This summer, islander and retired school teacher Georgia Hartness will celebrate her 70th birthday — not with family, and not with friends or neighbors, but with a host family near Pretoria, South Africa, while she is in the midst of a three-month culture and language training for her Peace Corps assignment: Hartness will be teaching English to primary school children in rural South Africa for 27 months.
“This is a goal I’ve had for nearly my entire life,” she said in an interview with The Beachcomber, not long before she left for the East Coast to visit with family before she gets on a plane in Philadelphia for her Peace Corps assignment on July 7.
President John F. Kennedy created the Peace Corps in 1961. Hartness was just 13 years old when she heard the young president speak about the volunteer program, intended for American citizens to work throughout the developing world, both to help as well as to learn.
“It was something that just resonated with me,” Hartness explained. “I thought, ‘I am going to do that some day.’”
What she didn’t know was that “some day” for her wouldn’t be for another 57 years.
Early on, when Hartness was 18 and old enough to apply to join the corps, she found herself caring for her mother who was ill. After that she was married and having her own children.
“Life happened,” Hartness’ son David Hartness said. “It derailed those dreams of hers. But now she’s in a place where she can take that dream up again.”
Derailed might just be an understatement.
Georgia Hartness was married twice, had three children and ultimately found herself a single mother and primary school teacher on Vashon.
“Oh, I am pretty sure I taught at every primary school there was on the island at some point,” she said, noting that that included Burton Elementary School, which no longer exists. “I taught mostly fourth grade and second grade, and even some driver’s ed.”
Georgia Hartness taught on the island for 22 years, until a battle with cancer forced her to retire in 2005.
David Hartness said that his mother was diagnosed with and treated for breast cancer while he was at university in the early 2000s, and then diagnosed with tongue cancer in the mid-2000s.
“That’s why she had to quit teaching,” he said. “It was just too hard for her to speak without real difficulty.”
But the apple did not fall too far from the tree, as it turned out, and it was David Hartness who joined the Peace Corps in 2008 and spent time in Mozambique and Zambia. Ultimately he was in Africa for seven years, during which time he adopted his son, and his mother paid him several visits.
“How did you beat me?” Georgia recalled laughingly saying to her son during her visits to him in Mozambique. “I just fell in love with the villages and the people… I always knew Africa was where I wanted to go when it was my turn.”
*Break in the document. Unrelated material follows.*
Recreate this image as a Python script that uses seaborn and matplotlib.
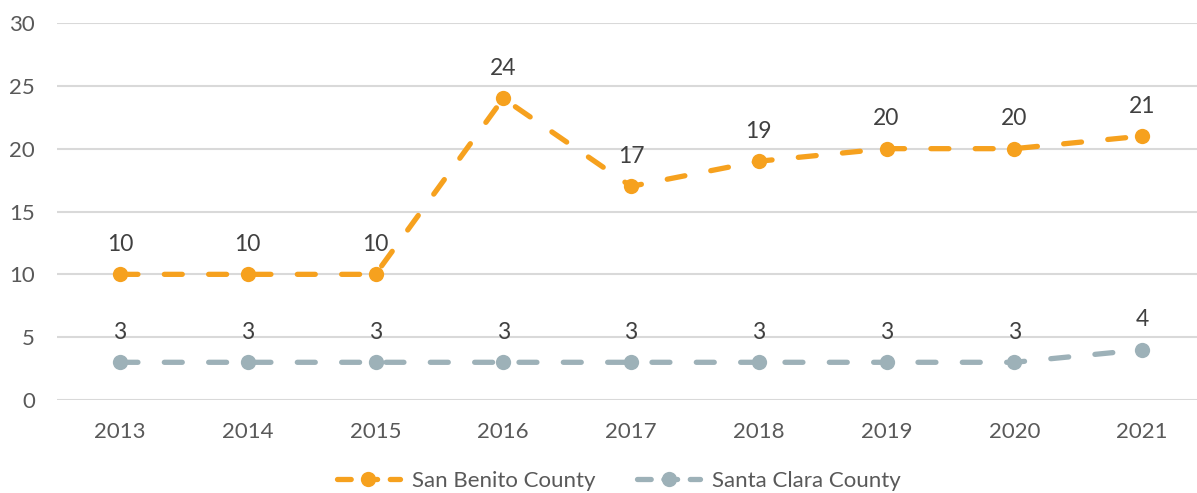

And as she has now been cancer-free for five years, her final hurdle has been cleared and it is, in fact, her turn with her 70th birthday just around the corner.
“She called me last summer,” David Hartness said, “and asked for help with the application process, since I had already been through it. I think it’s the right time. Now more than ever the U.S. needs good ambassadors to the world.”
The stated mission of the Peace Corps is “To promote world peace and friendship by fulfilling three goals:
• To help the people of interested countries in meeting their need for trained men and women.
• To help promote a better understanding of Americans on the part of the peoples served.
• And to help promote a better understanding of other peoples on the part of America.”
Georgia Hartness said she is “eager to represent and show the good side of this country of ours.”
Per Peace Corps protocol, new members must spend the first three months of their assignments “training.” Which in Georgia Hartness’ case means that she will be placed with a South African family that lives on the outskirts of Pretoria, South Africa, to be immersed in the culture of the people there, and to learn as much of the Zulu language as she is able.
“I am a little bit afraid of that,” she said with a chuckle.
The very nearly septegenarian added that after the first three months of culture and language immersion, she will be sent somewhere in the more remote/rural parts of South Africa to teach English to primary school-age students.
“I don’t know exactly where I will be,” she said. “The closest major hub is Pretoria, that is all I know. But I am thrilled, excited, nervous … eager to get there and meet the people.”
David Hartness, now the Peace Corps veteran in the family, is also very happy that his mother is finally able to realize her dream.
“I think that this is just so cool,” he said. “She has gone through so many struggles to get to this point.”
By the time this story goes to press, Georgia Hartness will be out east visiting with family before she heads to Philadelphia to fly to South Africa on July 7, and she could hardly contain her enthusiasm.